(begin)

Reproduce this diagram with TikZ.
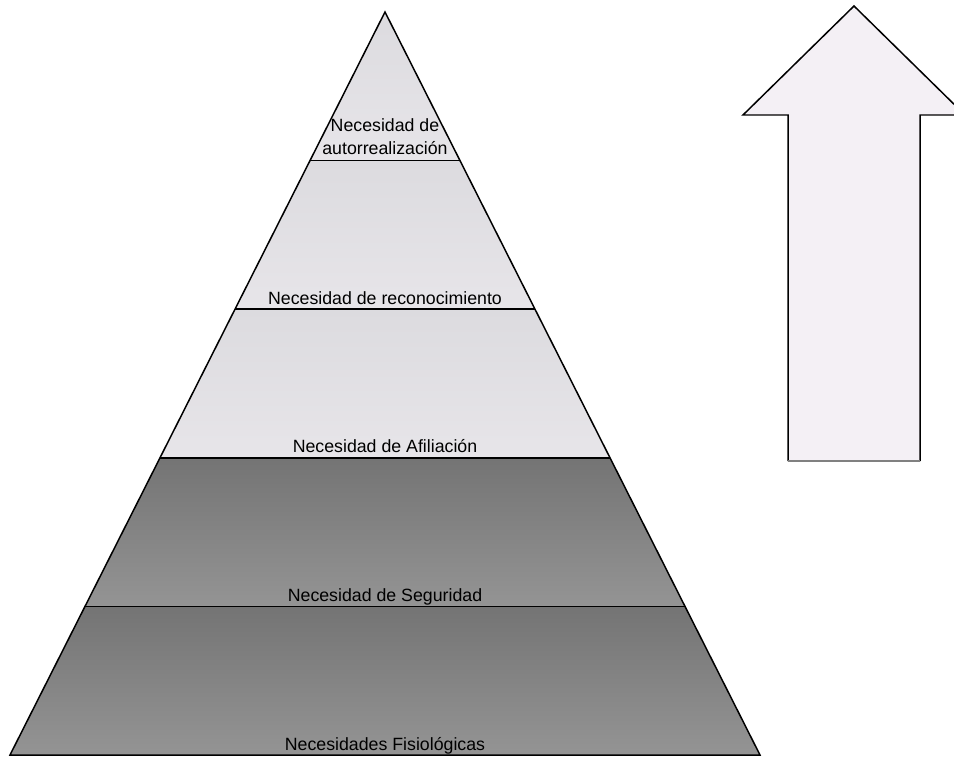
\documentclass[tikz,border=0pt]{standalone}
\usepackage{fontspec}
\setmainfont{Liberation Sans}
\usepackage{tikz}
\usetikzlibrary{calc}

\definecolor{lighttop}{HTML}{DCDBDF}
\definecolor{lightbot}{HTML}{E7E5E9}
\definecolor{darktop}{HTML}{747474}
\definecolor{darkbot}{HTML}{949494}
\definecolor{arrowfill}{HTML}{F4F0F5}

\begin{document}
\begin{tikzpicture}[x=0.02cm, y=-0.02cm, line join=miter,
  level/.style = {font=\fontsize{10.1}{12}\selectfont, anchor=base, inner sep=0pt},
  edge/.style = {line width=0.85pt},
  light/.style = {top color=lighttop, bottom color=lightbot},
  dark/.style = {top color=darktop, bottom color=darkbot}]

\useasboundingbox (0,0) rectangle (954,757);

\coordinate (A) at (385,12);
\coordinate (L0) at (10,755);
\coordinate (R0) at (760,755);
\foreach \i/\t in {1/0.2,2/0.4,3/0.6,4/0.8}{
  \coordinate (L\i) at ($(A)!\t!(L0)$);
  \coordinate (R\i) at ($(A)!\t!(R0)$);
}

\shade[light] (A) -- (L1) -- (R1) -- cycle;
\shade[light] (L1) -- (L2) -- (R2) -- (R1) -- cycle;
\shade[light] (L2) -- (L3) -- (R3) -- (R2) -- cycle;
\shade[dark] (L3) -- (L4) -- (R4) -- (R3) -- cycle;
\shade[dark] (L4) -- (L0) -- (R0) -- (R4) -- cycle;

\draw[edge] (A) -- (L0) -- (R0) -- cycle;
\foreach \i in {1,...,4}
  \draw[edge] (L\i) -- (R\i);

\node[level] (auto1) at (385,132) {Necesidad de};
\node[level] (auto2) at (385,154) {autorrealización};
\node[level] (reco) at (385,304) {Necesidad de reconocimiento};
\node[level] (afil) at (385,452) {Necesidad de Afiliación};
\node[level] (segu) at (385,601) {Necesidad de Seguridad};
\node[level] (fisi) at (385,750) {Necesidades Fisiológicas};

\coordinate (tip) at (854,6);
\coordinate (hl) at (743,115);
\coordinate (hr) at (965,115);
\coordinate (sl) at (788,115);
\coordinate (sr) at (920,115);
\coordinate (bl) at (788,461);
\coordinate (br) at (920,461);

\fill[arrowfill] (bl) -- (sl) -- (hl) -- (tip) -- (hr) -- (sr) -- (br) -- cycle;
\draw[edge] (bl) -- (sl) -- (hl) -- (tip) -- (hr) -- (sr) -- (br);
\draw[edge, gray] (bl) -- (br);

\end{tikzpicture}
\end{document}
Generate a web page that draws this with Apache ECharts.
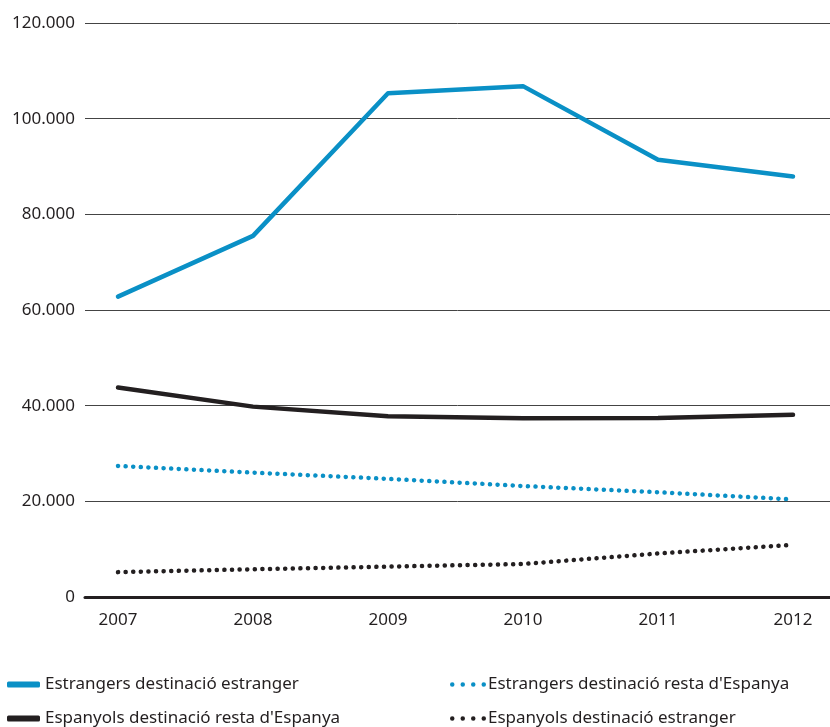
<!DOCTYPE html>
<html>
<head>
<meta charset="utf-8">
<script src="https://cdn.jsdelivr.net/npm/echarts@6/dist/echarts.min.js"></script>
<style>
html,body{margin:0;padding:0;background:#fff;}
#chart{width:830px;height:727px;}
</style>
</head>
<body>
<div id="chart"></div>
<script>
var years = ['2007', '2008', '2009', '2010', '2011', '2012'];
var estrangersEstranger = [62800, 75500, 105300, 106800, 91400, 87900];
var espanyolsResta = [43800, 39800, 37800, 37350, 37400, 38100];
var estrangersResta = [27400, 26000, 24700, 23200, 21900, 20400];
var espanyolsEstranger = [5200, 5800, 6350, 6900, 9100, 10900];
var yTicks = [0, 20000, 40000, 60000, 80000, 100000, 120000];

var names = ['Estrangers destinació estranger', "Estrangers destinació resta d'Espanya",
             "Espanyols destinació resta d'Espanya", 'Espanyols destinació estranger'];
var BLUE = '#0a90c6', DARK = '#231f20';
var FONT = 'Noto Sans';

function fmt(v) { return String(v).replace(/\B(?=(\d{3})+(?!\d))/g, '.'); }

var dotsIcon = 'path://M0,2.25a2.25,2.25 0 1,0 4.5,0a2.25,2.25 0 1,0 -4.5,0zM10.5,2.25a2.25,2.25 0 1,0 4.5,0a2.25,2.25 0 1,0 -4.5,0zM21,2.25a2.25,2.25 0 1,0 4.5,0a2.25,2.25 0 1,0 -4.5,0zM31.5,2.25a2.25,2.25 0 1,0 4.5,0a2.25,2.25 0 1,0 -4.5,0z';

function legend(name, left, top, dotted) {
  return {
    data: [name], left: left, top: top, orient: 'horizontal',
    icon: dotted ? dotsIcon : 'roundRect',
    itemWidth: dotted ? 36 : 33, itemHeight: dotted ? 4.5 : 6, itemGap: 0,
    padding: 0,
    textStyle: { fontFamily: FONT, fontSize: 17, color: DARK, padding: [0, 0, 0, dotted ? -3 : 0] },
    selectedMode: false
  };
}

var chart = echarts.init(document.getElementById('chart'));
chart.setOption({
  animation: false,
  backgroundColor: '#fff',
  legend: [
    legend(names[0], 7, 676, false),
    legend(names[1], 450, 676, true),
    legend(names[2], 7, 710, false),
    legend(names[3], 450, 710, true)
  ],
  grid: [
    { left: 85, right: 0, top: 23, bottom: 130 },
    { left: 118, right: 37, top: 23, bottom: 130 }
  ],
  xAxis: [
    { gridIndex: 0, type: 'category', data: years, boundaryGap: false,
      axisLine: { show: true, lineStyle: { color: DARK, width: 3 } },
      axisTick: { show: false }, axisLabel: { show: false }, splitLine: { show: false } },
    { gridIndex: 1, type: 'category', data: years, boundaryGap: false,
      axisLine: { show: false }, axisTick: { show: false },
      axisLabel: { fontFamily: FONT, fontSize: 17, color: DARK, margin: 15 } }
  ],
  yAxis: [
    { gridIndex: 0, type: 'value', min: yTicks[0], max: yTicks[yTicks.length - 1], interval: yTicks[1] - yTicks[0],
      axisLine: { show: false }, axisTick: { show: false },
      axisLabel: { fontFamily: FONT, fontSize: 17, color: DARK, margin: 10, formatter: fmt },
      splitLine: { show: true, lineStyle: { color: '#444', width: 1 } } },
    { gridIndex: 1, type: 'value', min: yTicks[0], max: yTicks[yTicks.length - 1], interval: yTicks[1] - yTicks[0],
      axisLine: { show: false }, axisTick: { show: false }, axisLabel: { show: false },
      splitLine: { show: false } }
  ],
  series: [
    { name: names[0], type: 'line', xAxisIndex: 1, yAxisIndex: 1, data: estrangersEstranger,
      symbol: 'none', color: BLUE, lineStyle: { color: BLUE, width: 4.5, cap: 'round', join: 'round' } },
    { name: names[1], type: 'line', xAxisIndex: 1, yAxisIndex: 1, data: estrangersResta,
      symbol: 'none', color: BLUE, lineStyle: { color: BLUE, width: 4.5, type: [0.1, 7.5], cap: 'round' } },
    { name: names[2], type: 'line', xAxisIndex: 1, yAxisIndex: 1, data: espanyolsResta,
      symbol: 'none', color: DARK, lineStyle: { color: DARK, width: 4.5, cap: 'round', join: 'round' } },
    { name: names[3], type: 'line', xAxisIndex: 1, yAxisIndex: 1, data: espanyolsEstranger,
      symbol: 'none', color: DARK, lineStyle: { color: DARK, width: 4.5, type: [0.1, 7.5], cap: 'round' } }
  ]
});
</script>
</body>
</html>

(end)

Required work: Transcribe every line from the records above without alteration, and leave out the images.

Final answer:
Reproduce this diagram with TikZ.
\documentclass[tikz,border=0pt]{standalone}
\usepackage{fontspec}
\setmainfont{Liberation Sans}
\usepackage{tikz}
\usetikzlibrary{calc}

\definecolor{lighttop}{HTML}{DCDBDF}
\definecolor{lightbot}{HTML}{E7E5E9}
\definecolor{darktop}{HTML}{747474}
\definecolor{darkbot}{HTML}{949494}
\definecolor{arrowfill}{HTML}{F4F0F5}

\begin{document}
\begin{tikzpicture}[x=0.02cm, y=-0.02cm, line join=miter,
  level/.style = {font=\fontsize{10.1}{12}\selectfont, anchor=base, inner sep=0pt},
  edge/.style = {line width=0.85pt},
  light/.style = {top color=lighttop, bottom color=lightbot},
  dark/.style = {top color=darktop, bottom color=darkbot}]

\useasboundingbox (0,0) rectangle (954,757);

\coordinate (A) at (385,12);
\coordinate (L0) at (10,755);
\coordinate (R0) at (760,755);
\foreach \i/\t in {1/0.2,2/0.4,3/0.6,4/0.8}{
  \coordinate (L\i) at ($(A)!\t!(L0)$);
  \coordinate (R\i) at ($(A)!\t!(R0)$);
}

\shade[light] (A) -- (L1) -- (R1) -- cycle;
\shade[light] (L1) -- (L2) -- (R2) -- (R1) -- cycle;
\shade[light] (L2) -- (L3) -- (R3) -- (R2) -- cycle;
\shade[dark] (L3) -- (L4) -- (R4) -- (R3) -- cycle;
\shade[dark] (L4) -- (L0) -- (R0) -- (R4) -- cycle;

\draw[edge] (A) -- (L0) -- (R0) -- cycle;
\foreach \i in {1,...,4}
  \draw[edge] (L\i) -- (R\i);

\node[level] (auto1) at (385,132) {Necesidad de};
\node[level] (auto2) at (385,154) {autorrealización};
\node[level] (reco) at (385,304) {Necesidad de reconocimiento};
\node[level] (afil) at (385,452) {Necesidad de Afiliación};
\node[level] (segu) at (385,601) {Necesidad de Seguridad};
\node[level] (fisi) at (385,750) {Necesidades Fisiológicas};

\coordinate (tip) at (854,6);
\coordinate (hl) at (743,115);
\coordinate (hr) at (965,115);
\coordinate (sl) at (788,115);
\coordinate (sr) at (920,115);
\coordinate (bl) at (788,461);
\coordinate (br) at (920,461);

\fill[arrowfill] (bl) -- (sl) -- (hl) -- (tip) -- (hr) -- (sr) -- (br) -- cycle;
\draw[edge] (bl) -- (sl) -- (hl) -- (tip) -- (hr) -- (sr) -- (br);
\draw[edge, gray] (bl) -- (br);

\end{tikzpicture}
\end{document}
Generate a web page that draws this with Apache ECharts.
<!DOCTYPE html>
<html>
<head>
<meta charset="utf-8">
<script src="https://cdn.jsdelivr.net/npm/echarts@6/dist/echarts.min.js"></script>
<style>
html,body{margin:0;padding:0;background:#fff;}
#chart{width:830px;height:727px;}
</style>
</head>
<body>
<div id="chart"></div>
<script>
var years = ['2007', '2008', '2009', '2010', '2011', '2012'];
var estrangersEstranger = [62800, 75500, 105300, 106800, 91400, 87900];
var espanyolsResta = [43800, 39800, 37800, 37350, 37400, 38100];
var estrangersResta = [27400, 26000, 24700, 23200, 21900, 20400];
var espanyolsEstranger = [5200, 5800, 6350, 6900, 9100, 10900];
var yTicks = [0, 20000, 40000, 60000, 80000, 100000, 120000];

var names = ['Estrangers destinació estranger', "Estrangers destinació resta d'Espanya",
             "Espanyols destinació resta d'Espanya", 'Espanyols destinació estranger'];
var BLUE = '#0a90c6', DARK = '#231f20';
var FONT = 'Noto Sans';

function fmt(v) { return String(v).replace(/\B(?=(\d{3})+(?!\d))/g, '.'); }

var dotsIcon = 'path://M0,2.25a2.25,2.25 0 1,0 4.5,0a2.25,2.25 0 1,0 -4.5,0zM10.5,2.25a2.25,2.25 0 1,0 4.5,0a2.25,2.25 0 1,0 -4.5,0zM21,2.25a2.25,2.25 0 1,0 4.5,0a2.25,2.25 0 1,0 -4.5,0zM31.5,2.25a2.25,2.25 0 1,0 4.5,0a2.25,2.25 0 1,0 -4.5,0z';

function legend(name, left, top, dotted) {
  return {
    data: [name], left: left, top: top, orient: 'horizontal',
    icon: dotted ? dotsIcon : 'roundRect',
    itemWidth: dotted ? 36 : 33, itemHeight: dotted ? 4.5 : 6, itemGap: 0,
    padding: 0,
    textStyle: { fontFamily: FONT, fontSize: 17, color: DARK, padding: [0, 0, 0, dotted ? -3 : 0] },
    selectedMode: false
  };
}

var chart = echarts.init(document.getElementById('chart'));
chart.setOption({
  animation: false,
  backgroundColor: '#fff',
  legend: [
    legend(names[0], 7, 676, false),
    legend(names[1], 450, 676, true),
    legend(names[2], 7, 710, false),
    legend(names[3], 450, 710, true)
  ],
  grid: [
    { left: 85, right: 0, top: 23, bottom: 130 },
    { left: 118, right: 37, top: 23, bottom: 130 }
  ],
  xAxis: [
    { gridIndex: 0, type: 'category', data: years, boundaryGap: false,
      axisLine: { show: true, lineStyle: { color: DARK, width: 3 } },
      axisTick: { show: false }, axisLabel: { show: false }, splitLine: { show: false } },
    { gridIndex: 1, type: 'category', data: years, boundaryGap: false,
      axisLine: { show: false }, axisTick: { show: false },
      axisLabel: { fontFamily: FONT, fontSize: 17, color: DARK, margin: 15 } }
  ],
  yAxis: [
    { gridIndex: 0, type: 'value', min: yTicks[0], max: yTicks[yTicks.length - 1], interval: yTicks[1] - yTicks[0],
      axisLine: { show: false }, axisTick: { show: false },
      axisLabel: { fontFamily: FONT, fontSize: 17, color: DARK, margin: 10, formatter: fmt },
      splitLine: { show: true, lineStyle: { color: '#444', width: 1 } } },
    { gridIndex: 1, type: 'value', min: yTicks[0], max: yTicks[yTicks.length - 1], interval: yTicks[1] - yTicks[0],
      axisLine: { show: false }, axisTick: { show: false }, axisLabel: { show: false },
      splitLine: { show: false } }
  ],
  series: [
    { name: names[0], type: 'line', xAxisIndex: 1, yAxisIndex: 1, data: estrangersEstranger,
      symbol: 'none', color: BLUE, lineStyle: { color: BLUE, width: 4.5, cap: 'round', join: 'round' } },
    { name: names[1], type: 'line', xAxisIndex: 1, yAxisIndex: 1, data: estrangersResta,
      symbol: 'none', color: BLUE, lineStyle: { color: BLUE, width: 4.5, type: [0.1, 7.5], cap: 'round' } },
    { name: names[2], type: 'line', xAxisIndex: 1, yAxisIndex: 1, data: espanyolsResta,
      symbol: 'none', color: DARK, lineStyle: { color: DARK, width: 4.5, cap: 'round', join: 'round' } },
    { name: names[3], type: 'line', xAxisIndex: 1, yAxisIndex: 1, data: espanyolsEstranger,
      symbol: 'none', color: DARK, lineStyle: { color: DARK, width: 4.5, type: [0.1, 7.5], cap: 'round' } }
  ]
});
</script>
</body>
</html>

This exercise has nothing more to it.